While I have sustained my relationship with Adebanjo for more than two decades, helped more by the fact that his son, Segun, and I were undergraduates at Ife at the same period, it was not until two years ago that I started getting close to the late Ajayi, after the publication of my column titled, “Another Organised Waste of Time”. It was a riposte to the conception of a national conference by President Goodluck Jonathan who had earlier dismissed the idea.
That day, I got a call from the late Ajayi and we spoke for a long time. Well, perhaps I should put that more correctly: I was lectured for a long time on what he argued as the imperative of the then proposed conference for the future of Nigeria. We ended the conversation with him pleading with me not to dismiss the idea which, as I would later find out, actually emanated from them and some other Yoruba leaders as a precondition for supporting Jonathan’s aspiration for a second term.
In the course of the conference, I visited Adebanjo and the late Ajayi and we had interactions that were not different from the ones we had in the past. While I could not fault their logic, my point of departure was, and remains, that Nigeria is not working for any particular ethnic group today while the notion that some politicians or leaders from a section of the country should be blamed for the collective failure to maximize our potentials cannot be supported by any empirical evidence. Nor do I believe “going our separate ways” as some people advocate, whatever that may mean under our current circumstance, holds any solution to the challenge of good governance in Nigeria.
However, while we may have disagreed on certain principles, it is difficult to dispute that the Afenifere leaders were always driven by a sense of what is right for our country. That perhaps explains why they remain fixated on returning to the system inherited at independence which allowed the regions as federating units to conduct their affairs according to their own dictates, including in revenue collections and expenditure, while engaging in healthy competition with one another. That a disproportionate amount of revenue is collected by the federal government under an arrangement that encourages corruption and laziness, in the wisdom of the Afenifere leaders, makes the current system unsustainable.
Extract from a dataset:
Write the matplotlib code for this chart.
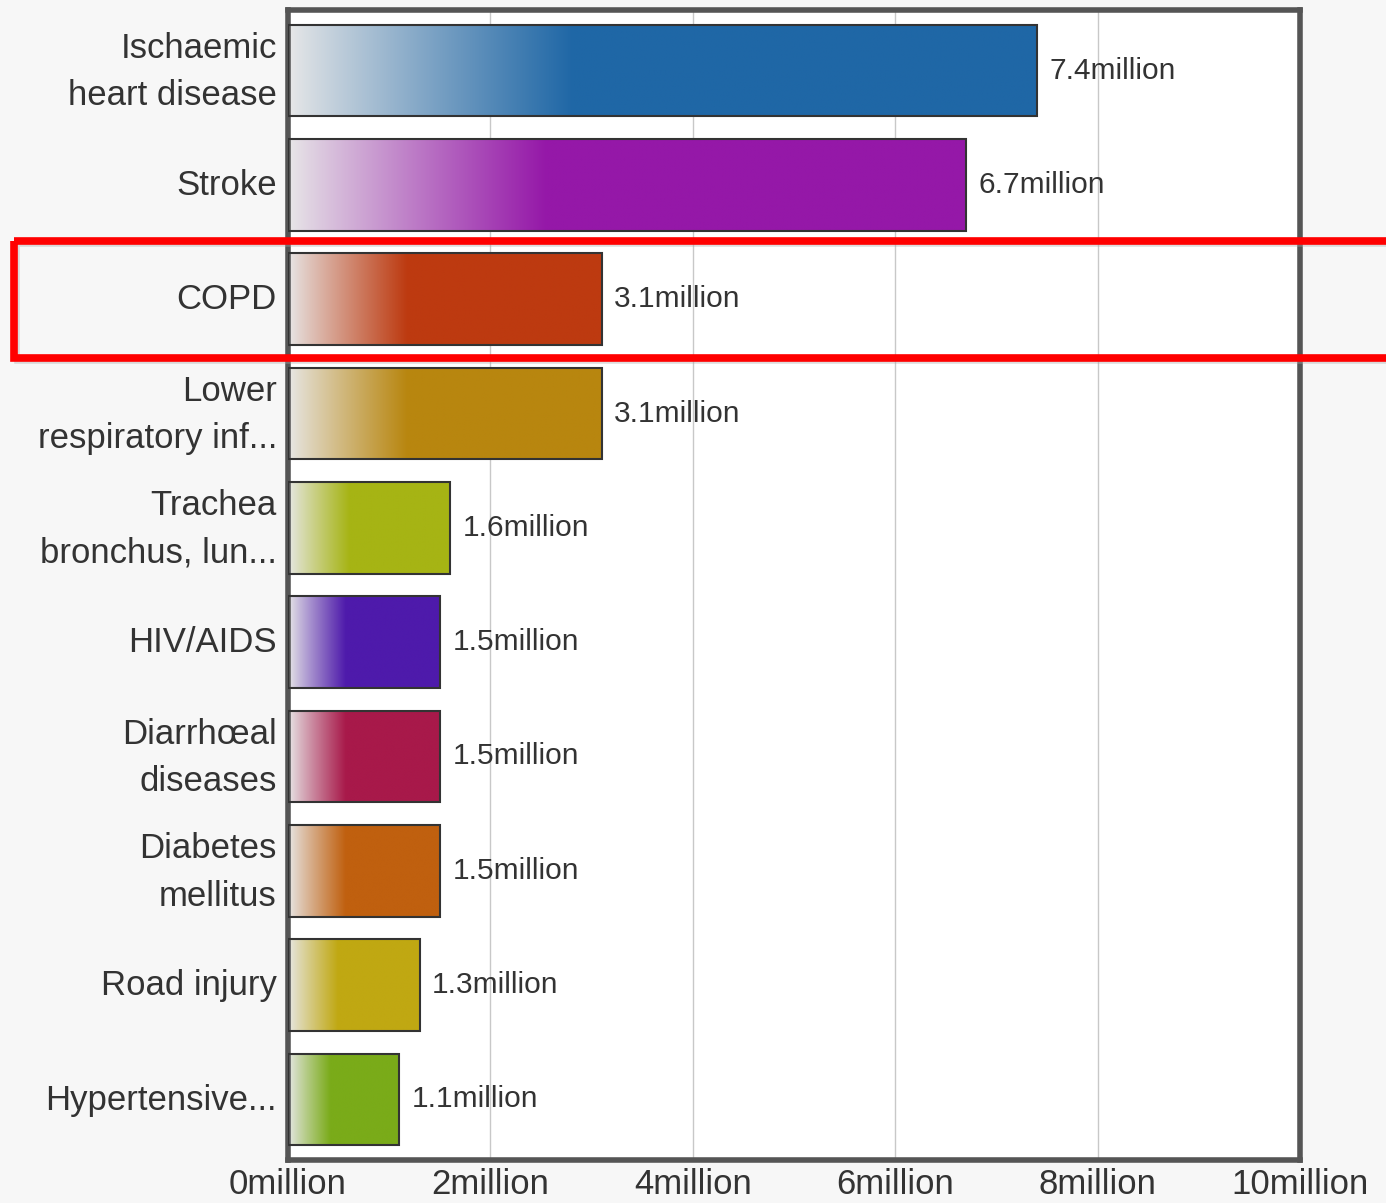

Early this year, the late Ajayi sent me the book, “Nigeria: Political Power Imbalance”, which he authored. A few weeks later, he called to ask whether I had read it so I could give him my views. I apologized that I had not read the book but nonetheless promised him that I would. After our conversation, I searched for the copy but could not immediately find it and I forgot about the book until I learnt about his death last week. Reading the book must therefore be my first assignment when I return to Nigeria.
What I have always found very fascinating about the Yoruba old men is their passion and commitment towards a Nigeria that would work for the greater majority of our people as it was in the past before the military foisted on us a federalism that now breeds not only needless tension but has also stifled the march towards development. Even when one did not agree with them, and I have serious issues with their positions, you cannot but respect their tenacity of purpose and genuine aspiration for the enthronement of an egalitarian Nigerian society.
I know there will be opportunities in future to engage the issue of restructuring within the context of the late Ajayi’s enduring thesis but in him we have lost a committed patriot, a true statesman and one of the leading lights of Yoruba nation whose species is gradually going into extinction.
May God grant egbon Koyinsola, SAN, and the entire members of his family the fortitude to bear the great loss.